CineCultura

Beira-mar: juventude à deriva

por Luiz Andreghetto
Publicado em 19 de novembro de 2015

“(…) A ingenuidade física amargamente domada…”

Arthur Rimbaud (Iluminações)

 

Beira-mar (2015), dos gaúchos Filipe Matzembacher e Marcio Reolon, é um filme terno, onde o ócio adolescente é elevado a sua potência máxima. O dolce far niente de dois amigos que viajam no inverno para a praia, nos imbui desse prazer dos pequenos gestos, do caminhar sem um destino certo, de um tempo que parece não ter pressa para que algo aconteça e que nos deixa a sensação de que nunca vai terminar. Talvez seja esse o grande protagonista de Beira-mar: o tempo da adolescência, o momento no qual somos novos demais para algumas coisas e velhos demais para tantas outras. É um tempo que parece eterno, onde o futuro parece algo tão distante quanto à infância recém-abandonada. Temos aqui uma pequena narrativa repleta de momentos banais e ao mesmo tempo singelos, como se esses momentos tão simples e tão únicos, nunca mais fossem acontecer (como realmente não acontecerão) e eles precisam fazer com que cada olhar, cada nova sensação, cada segundo juntos sejam dilatados até que seu término se torne quase imperceptível.

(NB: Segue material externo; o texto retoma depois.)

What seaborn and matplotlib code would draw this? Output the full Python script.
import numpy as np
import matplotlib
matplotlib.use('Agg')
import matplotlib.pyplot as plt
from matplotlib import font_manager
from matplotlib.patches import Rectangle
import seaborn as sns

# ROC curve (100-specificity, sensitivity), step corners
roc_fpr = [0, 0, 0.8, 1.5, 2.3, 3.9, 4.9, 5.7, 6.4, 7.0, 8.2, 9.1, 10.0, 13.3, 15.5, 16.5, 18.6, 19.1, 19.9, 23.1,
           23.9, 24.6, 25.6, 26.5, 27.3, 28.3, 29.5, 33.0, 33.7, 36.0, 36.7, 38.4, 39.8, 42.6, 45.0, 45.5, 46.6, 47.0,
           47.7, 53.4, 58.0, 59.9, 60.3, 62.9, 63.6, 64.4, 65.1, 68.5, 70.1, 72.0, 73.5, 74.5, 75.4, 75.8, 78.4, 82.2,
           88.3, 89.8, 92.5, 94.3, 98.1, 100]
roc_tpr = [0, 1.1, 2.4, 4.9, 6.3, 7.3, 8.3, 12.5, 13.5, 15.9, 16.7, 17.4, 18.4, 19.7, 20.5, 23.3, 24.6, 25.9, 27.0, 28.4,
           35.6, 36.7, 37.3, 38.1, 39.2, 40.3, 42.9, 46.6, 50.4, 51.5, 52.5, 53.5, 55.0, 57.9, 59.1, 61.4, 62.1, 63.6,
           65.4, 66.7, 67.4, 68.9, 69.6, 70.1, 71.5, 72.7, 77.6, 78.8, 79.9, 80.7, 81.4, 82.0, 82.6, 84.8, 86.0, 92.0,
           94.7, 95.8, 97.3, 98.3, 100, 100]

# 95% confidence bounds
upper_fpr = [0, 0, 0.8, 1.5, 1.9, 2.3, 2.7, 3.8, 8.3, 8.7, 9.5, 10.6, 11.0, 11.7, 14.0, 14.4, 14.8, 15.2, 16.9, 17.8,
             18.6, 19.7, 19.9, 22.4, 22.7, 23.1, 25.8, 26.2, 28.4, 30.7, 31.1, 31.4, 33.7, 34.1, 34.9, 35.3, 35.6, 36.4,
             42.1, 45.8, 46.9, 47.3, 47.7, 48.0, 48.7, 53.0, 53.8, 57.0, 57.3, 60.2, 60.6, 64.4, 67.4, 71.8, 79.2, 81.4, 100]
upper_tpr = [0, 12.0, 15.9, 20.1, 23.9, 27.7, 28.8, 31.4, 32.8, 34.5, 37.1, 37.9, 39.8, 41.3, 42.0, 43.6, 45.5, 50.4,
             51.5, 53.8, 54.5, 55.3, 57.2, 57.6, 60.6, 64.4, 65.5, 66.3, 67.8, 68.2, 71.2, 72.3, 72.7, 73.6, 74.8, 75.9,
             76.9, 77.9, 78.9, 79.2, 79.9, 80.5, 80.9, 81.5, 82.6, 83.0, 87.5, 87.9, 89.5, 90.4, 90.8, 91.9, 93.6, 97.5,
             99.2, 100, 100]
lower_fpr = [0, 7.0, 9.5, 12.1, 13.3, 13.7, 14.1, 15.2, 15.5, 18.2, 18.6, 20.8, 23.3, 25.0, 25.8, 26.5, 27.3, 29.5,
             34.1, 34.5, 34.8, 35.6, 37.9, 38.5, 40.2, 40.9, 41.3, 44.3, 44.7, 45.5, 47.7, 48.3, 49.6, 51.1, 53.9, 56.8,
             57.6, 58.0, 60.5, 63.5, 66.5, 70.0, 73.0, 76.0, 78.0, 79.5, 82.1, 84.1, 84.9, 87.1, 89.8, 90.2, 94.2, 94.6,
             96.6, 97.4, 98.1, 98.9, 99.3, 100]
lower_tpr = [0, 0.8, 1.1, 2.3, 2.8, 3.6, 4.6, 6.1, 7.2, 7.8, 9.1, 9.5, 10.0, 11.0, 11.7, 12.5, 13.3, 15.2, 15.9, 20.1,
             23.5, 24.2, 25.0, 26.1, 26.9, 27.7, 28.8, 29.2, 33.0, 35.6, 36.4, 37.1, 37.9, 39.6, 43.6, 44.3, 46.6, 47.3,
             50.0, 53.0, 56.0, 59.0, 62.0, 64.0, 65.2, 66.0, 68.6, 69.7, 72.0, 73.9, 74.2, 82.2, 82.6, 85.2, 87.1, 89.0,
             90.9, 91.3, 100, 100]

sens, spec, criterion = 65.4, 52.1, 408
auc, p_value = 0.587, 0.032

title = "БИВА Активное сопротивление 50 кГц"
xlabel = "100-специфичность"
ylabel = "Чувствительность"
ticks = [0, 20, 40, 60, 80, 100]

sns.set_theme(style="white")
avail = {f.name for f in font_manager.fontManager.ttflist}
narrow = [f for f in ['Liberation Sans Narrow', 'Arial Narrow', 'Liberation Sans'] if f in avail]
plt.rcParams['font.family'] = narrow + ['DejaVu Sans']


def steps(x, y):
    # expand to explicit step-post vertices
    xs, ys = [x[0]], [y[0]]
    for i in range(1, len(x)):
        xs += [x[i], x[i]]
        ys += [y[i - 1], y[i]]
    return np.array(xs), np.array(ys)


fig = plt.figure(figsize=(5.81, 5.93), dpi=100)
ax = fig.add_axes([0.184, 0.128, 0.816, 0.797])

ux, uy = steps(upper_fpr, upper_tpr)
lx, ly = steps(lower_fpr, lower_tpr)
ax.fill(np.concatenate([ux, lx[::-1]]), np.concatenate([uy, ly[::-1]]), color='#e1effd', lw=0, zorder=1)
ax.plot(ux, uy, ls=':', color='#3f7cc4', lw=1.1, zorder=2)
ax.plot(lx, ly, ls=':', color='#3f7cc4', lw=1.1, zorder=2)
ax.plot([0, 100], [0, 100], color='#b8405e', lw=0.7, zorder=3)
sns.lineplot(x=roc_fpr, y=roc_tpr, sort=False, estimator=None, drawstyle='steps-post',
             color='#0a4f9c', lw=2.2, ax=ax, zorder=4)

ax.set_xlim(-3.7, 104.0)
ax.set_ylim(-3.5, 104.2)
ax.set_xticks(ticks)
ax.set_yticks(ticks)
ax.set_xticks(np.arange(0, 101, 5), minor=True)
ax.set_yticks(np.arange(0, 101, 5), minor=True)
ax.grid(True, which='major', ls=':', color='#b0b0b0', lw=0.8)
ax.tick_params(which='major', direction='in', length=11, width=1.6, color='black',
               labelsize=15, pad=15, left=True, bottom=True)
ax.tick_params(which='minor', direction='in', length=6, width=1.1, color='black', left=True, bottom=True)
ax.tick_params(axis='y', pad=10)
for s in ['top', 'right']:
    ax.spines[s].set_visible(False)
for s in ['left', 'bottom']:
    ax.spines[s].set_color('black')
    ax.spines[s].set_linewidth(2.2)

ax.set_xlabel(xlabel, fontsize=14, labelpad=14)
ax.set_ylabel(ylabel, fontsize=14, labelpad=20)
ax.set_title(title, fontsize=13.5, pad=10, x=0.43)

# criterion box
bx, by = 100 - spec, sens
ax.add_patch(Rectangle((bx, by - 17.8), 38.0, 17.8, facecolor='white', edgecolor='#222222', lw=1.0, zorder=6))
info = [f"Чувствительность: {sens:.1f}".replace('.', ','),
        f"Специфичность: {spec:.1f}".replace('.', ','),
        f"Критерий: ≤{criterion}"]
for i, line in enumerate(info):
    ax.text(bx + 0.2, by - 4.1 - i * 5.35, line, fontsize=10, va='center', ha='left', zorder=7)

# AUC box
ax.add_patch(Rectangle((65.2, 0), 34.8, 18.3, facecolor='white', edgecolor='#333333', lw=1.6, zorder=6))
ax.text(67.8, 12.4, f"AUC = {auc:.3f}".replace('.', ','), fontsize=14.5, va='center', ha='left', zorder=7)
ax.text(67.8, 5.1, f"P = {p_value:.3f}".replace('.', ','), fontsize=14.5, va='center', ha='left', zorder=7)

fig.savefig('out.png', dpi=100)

Num olhar apressado e superficial, Beira-Mar passa-nos a impressão de ser extremamente formalista, pois as questões estéticas (câmera grudada nos atores, movimentos fugidios, imagens desfocadas, etc) parecem querer sobrepujar as questões narrativas. Ledo engano para aqueles que não se deixarem contaminar pela atmosfera de silêncio criada pelos dois jovens diretores (estreantes na direção de longa-metragem).

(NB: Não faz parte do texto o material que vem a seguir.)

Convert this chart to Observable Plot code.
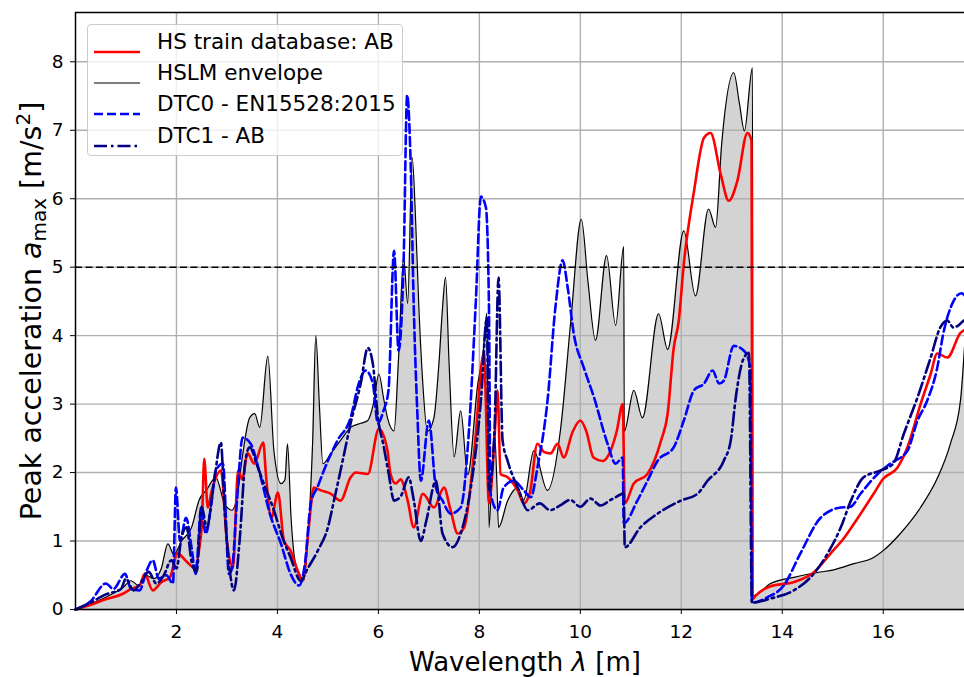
<!DOCTYPE html>
<html>
<head>
<meta charset="utf-8">
<script src="https://cdn.jsdelivr.net/npm/d3@7"></script>
<script src="https://cdn.jsdelivr.net/npm/@observablehq/plot@0.6"></script>
<style>
  html, body { margin: 0; padding: 0; overflow: hidden; background: #fff; }
  #wrap { position: relative; width: 964px; height: 677px; overflow: hidden; }
  #wrap > svg { position: absolute; left: 0; top: 0; }
  .legend {
    position: absolute; left: 87px; top: 24px; width: 314px; height: 130px;
    background: rgba(255,255,255,0.8); border: 1px solid #cccccc; border-radius: 4px;
    font-family: "DejaVu Sans", sans-serif; font-size: 21.5px; color: #000;
  }
  .legend .sample { position: absolute; left: 6px; width: 48px; height: 10px; }
  .legend .name { position: absolute; left: 69px; white-space: nowrap; line-height: 1; }
</style>
</head>
<body>
<div id="wrap"></div>
<script>
// Peak acceleration vs. wavelength, [wavelength m, a_max m/s²]
const hslmEnvelope = [[0,0],[0.3,0.08],[0.6,0.18],[0.94,0.32],[1.1,0.42],[1.25,0.35],[1.4,0.5],[1.55,0.45],[1.7,0.6],[1.83,0.96],[1.95,0.8],[2.1,1.0],[2.3,1.2],[2.45,1.6],[2.6,1.75],[2.78,1.93],[2.95,1.55],[3.1,1.45],[3.2,1.64],[3.3,2.2],[3.45,2.8],[3.55,2.86],[3.65,2.66],[3.81,3.7],[3.93,2.32],[4.07,1.84],[4.15,1.9],[4.2,2.42],[4.27,1.34],[4.35,0.7],[4.45,0.5],[4.52,0.42],[4.6,1.0],[4.7,2.5],[4.76,4.0],[4.83,3.0],[4.9,2.13],[5.06,2.28],[5.25,2.47],[5.45,2.66],[5.65,2.72],[5.79,2.76],[5.9,3.0],[6.01,3.44],[6.1,3.1],[6.18,2.8],[6.31,2.61],[6.4,3.68],[6.5,5.14],[6.58,4.47],[6.67,6.6],[6.73,5.82],[6.8,4.44],[6.88,3.3],[6.97,2.6],[7.1,2.8],[7.2,3.6],[7.27,4.4],[7.33,4.85],[7.4,3.6],[7.5,2.23],[7.63,2.9],[7.77,1.97],[7.97,3.3],[8.07,3.72],[8.15,4.33],[8.19,1.2],[8.25,2.0],[8.3,2.6],[8.35,1.8],[8.38,1.2],[8.56,1.59],[8.76,1.78],[8.88,1.6],[9.08,2.32],[9.35,1.74],[9.61,2.64],[9.81,4.2],[10.02,5.7],[10.15,4.8],[10.3,3.93],[10.52,5.17],[10.7,4.15],[10.86,5.3],[10.87,2.6],[11.06,3.2],[11.23,2.8],[11.55,4.32],[11.73,3.8],[12.05,5.53],[12.28,4.58],[12.54,5.85],[12.68,5.58],[12.8,6.8],[13.04,7.84],[13.15,7.4],[13.25,6.99],[13.41,7.91],[13.42,0.2],[13.77,0.38],[14.23,0.47],[14.7,0.54],[15.02,0.58],[15.42,0.67],[15.81,0.76],[16.0,0.86],[16.34,1.11],[16.74,1.49],[17.08,1.93],[17.33,2.42],[17.53,3.05],[17.62,3.95]];

const hsTrainAB = [[0,0],[0.3,0.07],[0.6,0.15],[0.94,0.23],[1.1,0.3],[1.27,0.35],[1.37,0.52],[1.53,0.28],[1.7,0.4],[1.87,0.47],[2.02,0.82],[2.2,0.7],[2.35,0.61],[2.5,1.2],[2.55,2.2],[2.62,1.49],[2.7,1.74],[2.88,2.03],[3.0,1.0],[3.12,0.61],[3.22,2.03],[3.3,1.9],[3.41,2.28],[3.54,2.13],[3.72,2.44],[3.77,1.99],[3.88,1.34],[4.01,1.71],[4.13,1.0],[4.26,0.86],[4.4,0.57],[4.5,0.42],[4.62,1.2],[4.72,1.78],[4.86,1.74],[5.06,1.69],[5.25,1.59],[5.45,1.93],[5.55,2.0],[5.79,1.98],[6.01,2.64],[6.18,2.32],[6.24,1.98],[6.34,1.84],[6.44,1.9],[6.58,1.59],[6.7,1.2],[6.88,1.69],[7.1,1.49],[7.3,1.78],[7.43,1.45],[7.57,1.11],[7.7,1.2],[7.9,2.32],[8.09,3.75],[8.19,1.55],[8.3,2.5],[8.36,3.2],[8.42,1.98],[8.56,1.93],[8.76,1.74],[8.88,1.55],[9.0,1.7],[9.15,2.42],[9.28,2.3],[9.41,2.28],[9.55,2.42],[9.67,2.22],[9.85,2.6],[10.0,2.76],[10.12,2.6],[10.26,2.22],[10.44,2.17],[10.6,2.32],[10.72,2.6],[10.84,3.0],[10.88,1.55],[11.06,1.84],[11.33,1.98],[11.6,2.47],[11.73,2.86],[11.85,3.82],[11.95,4.22],[12.05,5.05],[12.25,6.1],[12.45,6.89],[12.58,6.96],[12.78,6.36],[12.94,5.97],[13.11,6.26],[13.31,6.96],[13.39,6.85],[13.41,0.15],[13.47,0.2],[13.77,0.34],[14.23,0.4],[14.62,0.54],[14.96,0.82],[15.22,1.04],[15.49,1.33],[15.81,1.69],[16.0,1.91],[16.28,2.07],[16.48,2.37],[16.74,3.0],[16.94,3.44],[17.07,3.74],[17.27,3.68],[17.53,4.04],[17.65,4.1]];

const dtc0EN15528 = [[0,0],[0.3,0.12],[0.6,0.38],[0.75,0.3],[0.98,0.52],[1.1,0.3],[1.27,0.28],[1.4,0.55],[1.53,0.72],[1.65,0.45],[1.8,0.5],[1.93,0.38],[1.99,1.78],[2.07,1.0],[2.19,1.34],[2.3,0.9],[2.38,0.52],[2.49,1.49],[2.58,1.11],[2.7,1.6],[2.78,2.03],[2.92,2.13],[3.04,0.52],[3.1,0.6],[3.2,1.6],[3.31,2.51],[3.47,2.42],[3.67,1.93],[3.85,1.4],[4.07,0.96],[4.26,0.52],[4.43,0.35],[4.55,0.7],[4.66,1.55],[4.8,1.8],[4.92,2.03],[5.19,2.47],[5.45,2.8],[5.61,3.3],[5.75,3.49],[5.89,3.3],[5.99,2.72],[6.1,2.9],[6.2,3.2],[6.31,5.24],[6.4,3.78],[6.5,5.1],[6.57,7.51],[6.64,6.49],[6.7,4.44],[6.77,2.9],[6.84,1.88],[7.0,2.76],[7.14,1.78],[7.27,1.59],[7.43,1.4],[7.63,1.49],[7.79,2.57],[7.93,4.5],[8.03,6.03],[8.13,5.87],[8.19,4.44],[8.22,1.7],[8.36,1.45],[8.48,1.78],[8.68,1.88],[8.88,1.74],[9.02,1.64],[9.15,2.07],[9.35,3.05],[9.51,4.44],[9.65,5.1],[9.75,4.7],[9.87,4.03],[10.07,3.53],[10.27,3.1],[10.54,2.42],[10.7,2.13],[10.84,2.22],[10.86,1.26],[11.13,1.59],[11.33,1.88],[11.53,2.17],[11.85,2.37],[12.05,2.76],[12.25,3.2],[12.45,3.3],[12.62,3.49],[12.75,3.3],[12.84,3.34],[13.04,3.85],[13.24,3.78],[13.37,3.53],[13.4,0.1],[13.71,0.18],[14.03,0.35],[14.36,0.82],[14.76,1.34],[15.16,1.49],[15.35,1.5],[15.55,1.69],[15.89,1.98],[16.14,2.13],[16.48,2.32],[16.68,2.76],[16.87,3.05],[17.07,3.53],[17.19,4.03],[17.39,4.5],[17.55,4.62],[17.65,4.55]];

const dtc1AB = [[0,0],[0.3,0.1],[0.6,0.22],[0.9,0.3],[1.0,0.45],[1.15,0.28],[1.3,0.4],[1.45,0.55],[1.6,0.38],[1.75,0.5],[1.9,0.72],[2.0,0.6],[2.1,1.05],[2.2,1.2],[2.3,0.7],[2.4,0.55],[2.5,1.5],[2.6,1.2],[2.75,1.9],[2.88,2.44],[2.95,1.5],[3.05,0.6],[3.14,0.28],[3.25,1.0],[3.37,2.2],[3.45,2.37],[3.6,2.1],[3.75,1.8],[3.93,1.45],[4.1,1.05],[4.26,0.76],[4.46,0.42],[4.6,0.6],[4.8,0.86],[5.0,1.2],[5.12,1.59],[5.3,2.2],[5.45,2.72],[5.65,3.3],[5.79,3.82],[5.89,3.59],[5.99,2.8],[6.1,2.4],[6.2,2.0],[6.31,1.59],[6.44,1.65],[6.6,1.93],[6.7,1.6],[6.84,1.0],[6.95,1.3],[7.14,1.88],[7.27,1.11],[7.47,0.91],[7.63,1.11],[7.83,1.78],[8.03,3.05],[8.15,4.26],[8.19,1.74],[8.3,2.6],[8.38,4.85],[8.46,2.47],[8.56,2.17],[8.76,1.78],[8.96,1.45],[9.2,1.55],[9.4,1.45],[9.6,1.52],[9.8,1.6],[10.0,1.5],[10.2,1.62],[10.4,1.52],[10.6,1.6],[10.8,1.68],[10.86,1.7],[10.88,0.91],[11.19,1.2],[11.53,1.4],[11.99,1.59],[12.32,1.69],[12.52,1.88],[12.84,2.17],[12.98,2.47],[13.08,3.1],[13.22,3.64],[13.34,3.75],[13.4,0.1],[13.77,0.16],[14.23,0.28],[14.56,0.47],[14.9,0.82],[15.16,1.2],[15.36,1.59],[15.61,1.93],[15.95,2.03],[16.2,2.13],[16.41,2.57],[16.68,3.1],[16.94,3.68],[17.13,4.12],[17.27,4.22],[17.39,4.12],[17.59,4.22]];

const comfortLimit = 5;   // m/s² acceleration limit
const xTicks = [2, 4, 6, 8, 10, 12, 14, 16];
const yTicks = [0, 1, 2, 3, 4, 5, 6, 7, 8];
const xDomain = [0, 17.61];
const yDomain = [0, 8.72];

const seriesNames = ["HS train database: AB", "HSLM envelope", "DTC0 - EN15528:2015", "DTC1 - AB"];
const seriesColors = ["#ff0000", "#000000", "#0000ff", "#000080"];
const seriesDash = [null, null, "9,4", "13,4,2.5,4"];
const seriesWidth = [2.6, 1.2, 2.6, 2.6];

const rows = pts => pts.map(([x, y]) => ({x, y}));
const env = rows(hslmEnvelope), red = rows(hsTrainAB), d0 = rows(dtc0EN15528), d1 = rows(dtc1AB);

const chart = Plot.plot({
  width: 964, height: 677,
  marginLeft: 75, marginRight: 0, marginTop: 12, marginBottom: 68,
  style: {fontFamily: "DejaVu Sans, sans-serif", fontSize: "18.5px", color: "#000", background: "transparent"},
  x: {domain: xDomain},
  y: {domain: yDomain},
  marks: [
    Plot.areaY(env, {x: "x", y: "y", fill: "#d3d3d3", curve: "monotone-x"}),
    Plot.gridX(xTicks, {stroke: "#b0b0b0", strokeOpacity: 1, strokeWidth: 1.4}),
    Plot.gridY(yTicks, {stroke: "#b0b0b0", strokeOpacity: 1, strokeWidth: 1.4}),
    Plot.line(env, {x: "x", y: "y", stroke: seriesColors[1], strokeWidth: seriesWidth[1], curve: "monotone-x"}),
    Plot.line(red, {x: "x", y: "y", stroke: seriesColors[0], strokeWidth: seriesWidth[0], curve: "monotone-x"}),
    Plot.line(d0, {x: "x", y: "y", stroke: seriesColors[2], strokeWidth: seriesWidth[2], strokeDasharray: seriesDash[2], curve: "monotone-x"}),
    Plot.line(d1, {x: "x", y: "y", stroke: seriesColors[3], strokeWidth: seriesWidth[3], strokeDasharray: seriesDash[3], curve: "monotone-x"}),
    Plot.ruleY([comfortLimit], {stroke: "#000", strokeWidth: 1.6, strokeDasharray: "7,3.5"}),
    Plot.axisX(xTicks, {tickSize: 5, tickPadding: 10, label: null, tickFormat: d => String(d)}),
    Plot.axisY(yTicks, {tickSize: 5, tickPadding: 7, label: null, tickFormat: d => String(d)}),
    // axes spines: left, bottom, top (the right one lies past the page edge)
    Plot.ruleX([xDomain[0]], {stroke: "#000", strokeWidth: 1.5}),
    Plot.ruleY([yDomain[0], yDomain[1]], {stroke: "#000", strokeWidth: 1.5})
  ]
});

const wrap = document.getElementById("wrap");
wrap.appendChild(chart);

// axis titles with math-style parts
const svg = d3.select(chart);
const xl = svg.append("text")
  .attr("x", 525).attr("y", 671).attr("text-anchor", "middle")
  .style("font-family", "DejaVu Sans, sans-serif").style("font-size", "26px").attr("fill", "#000");
xl.append("tspan").text("Wavelength ");
xl.append("tspan").style("font-style", "italic").text("λ");
xl.append("tspan").text(" [m]");

const yl = svg.append("text")
  .attr("transform", "translate(41,311) rotate(-90)").attr("text-anchor", "middle")
  .style("font-family", "DejaVu Sans, sans-serif").style("font-size", "28.5px").attr("fill", "#000");
yl.append("tspan").text("Peak acceleration ");
yl.append("tspan").style("font-style", "italic").text("a");
yl.append("tspan").attr("dy", 5).style("font-size", "20px").text("max");
yl.append("tspan").attr("dy", -5).text(" [m/s");
yl.append("tspan").attr("dy", -11).style("font-size", "20px").text("2");
yl.append("tspan").attr("dy", 11).text("]");

// legend box
const legend = document.createElement("div");
legend.className = "legend";
const rowCenters = [18, 49, 80, 112];
seriesNames.forEach((name, i) => {
  const dash = seriesDash[i] ? `stroke-dasharray="${seriesDash[i]}"` : "";
  const sample = document.createElement("div");
  sample.className = "sample";
  sample.style.top = (rowCenters[i] - 6) + "px";
  sample.innerHTML = `<svg width="48" height="10"><line x1="0" x2="46" y1="5" y2="5" stroke="${seriesColors[i]}" stroke-width="${seriesWidth[i]}" ${dash}/></svg>`;
  const label = document.createElement("div");
  label.className = "name";
  label.style.top = (rowCenters[i] - 12) + "px";
  label.textContent = name;
  legend.appendChild(sample);
  legend.appendChild(label);
});
wrap.appendChild(legend);
</script>
</body>
</html>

A proposta dessa mise-en-scene mostra-se satisfatória principalmente pela escolha dos atores certos para cada personagem (Mateus Almada e Maurício José Barcellos), jovens como seus protagonistas, conseguem mesclar naturalidade e carisma em doses exatas para que o filme reforce essa sensação de uma juventude que pouco fala de suas questões emocionais/sexuais, preferindo guardá-las e refleti-las através dos pequenos prazeres de um tempo que parece congelado em dias onde nada acontece. A poesia da cena final, que nos remete ao jovem protagonista de Os Incompreendidos (1959), de François Truffaut, é certeira ao apresentar Martin caminhando ao encontro do mar. O dia nublado, as fortes ondas, o vento frio, fazem um contraponto ao enfrentamento que Martin propicia através da conquista de uma liberdade até então adormecida. Ao mergulhar, Martin deixa de lado amarras que até então o prendia em terra firme e opta pela liberdade do ir e vir das ondas do mar, mesmo que essa liberdade possa vir acompanhada das dores tão inerentes ao amadurecimento de qualquer adolescente.

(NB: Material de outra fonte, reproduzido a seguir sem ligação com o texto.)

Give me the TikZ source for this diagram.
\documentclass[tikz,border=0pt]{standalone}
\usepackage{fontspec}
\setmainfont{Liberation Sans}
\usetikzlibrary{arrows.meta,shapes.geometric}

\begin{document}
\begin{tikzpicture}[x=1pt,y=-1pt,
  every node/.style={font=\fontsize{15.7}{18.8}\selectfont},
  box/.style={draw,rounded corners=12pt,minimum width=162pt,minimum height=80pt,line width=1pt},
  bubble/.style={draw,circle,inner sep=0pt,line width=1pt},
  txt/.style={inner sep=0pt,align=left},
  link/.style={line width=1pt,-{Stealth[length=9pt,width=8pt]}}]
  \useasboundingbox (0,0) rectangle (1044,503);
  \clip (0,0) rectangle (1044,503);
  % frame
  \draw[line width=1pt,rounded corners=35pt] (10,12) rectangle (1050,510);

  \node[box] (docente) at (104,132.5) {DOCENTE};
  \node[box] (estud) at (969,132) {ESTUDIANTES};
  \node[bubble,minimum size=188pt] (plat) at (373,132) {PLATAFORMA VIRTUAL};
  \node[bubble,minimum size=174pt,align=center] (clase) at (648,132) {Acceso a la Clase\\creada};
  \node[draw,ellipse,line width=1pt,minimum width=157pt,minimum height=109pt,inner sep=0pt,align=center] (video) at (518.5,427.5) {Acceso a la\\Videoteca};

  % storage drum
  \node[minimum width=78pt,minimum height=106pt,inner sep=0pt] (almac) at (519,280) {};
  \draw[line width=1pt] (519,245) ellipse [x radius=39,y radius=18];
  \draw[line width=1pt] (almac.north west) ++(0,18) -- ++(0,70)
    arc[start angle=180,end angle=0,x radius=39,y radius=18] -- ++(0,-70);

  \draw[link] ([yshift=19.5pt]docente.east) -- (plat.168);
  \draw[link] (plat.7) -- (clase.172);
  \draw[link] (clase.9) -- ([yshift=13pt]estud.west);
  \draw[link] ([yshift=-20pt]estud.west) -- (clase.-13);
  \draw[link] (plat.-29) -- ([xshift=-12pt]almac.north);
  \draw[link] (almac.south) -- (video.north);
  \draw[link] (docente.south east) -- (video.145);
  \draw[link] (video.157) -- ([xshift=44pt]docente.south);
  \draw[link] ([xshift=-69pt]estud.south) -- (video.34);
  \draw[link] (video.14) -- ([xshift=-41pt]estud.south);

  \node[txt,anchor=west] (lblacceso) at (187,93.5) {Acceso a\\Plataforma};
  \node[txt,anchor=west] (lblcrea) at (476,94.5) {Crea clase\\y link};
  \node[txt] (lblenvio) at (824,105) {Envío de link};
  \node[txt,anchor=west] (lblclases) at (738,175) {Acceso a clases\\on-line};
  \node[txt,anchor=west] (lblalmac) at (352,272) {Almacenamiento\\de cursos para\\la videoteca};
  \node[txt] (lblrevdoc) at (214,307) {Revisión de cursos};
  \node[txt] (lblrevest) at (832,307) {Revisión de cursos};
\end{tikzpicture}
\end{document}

Mas, torna-se paradoxal, que essa aposta em uma narrativa lenta e quase silenciosa, com poucos diálogos que não conseguem dar conta de todo os sentimentos/desejos/frustrações desses adolescentes, tenha sua melhor cena justamente quando esse diálogo aflora de uma forma tão espontânea. É uma cena curta que justifica a feitura do filme e que demonstra o enorme potencial da dupla de atores e da dupla de realizadores. Com isso nos fica uma pergunta: será que o excesso de silêncio que acompanha o filme, desde o seu início, possa ter nos privado de outras belas cenas como essa, preferindo uma menor complexidade nas relações em prol de uma estética mais apurada? Sem chegar a uma resposta satisfatória, no final de tudo ficamos com a sensação que poderíamos saber um pouco mais sobre Tomaz e Martin e os percalços dessa relação de afeto em meio a distrações tão passageiras.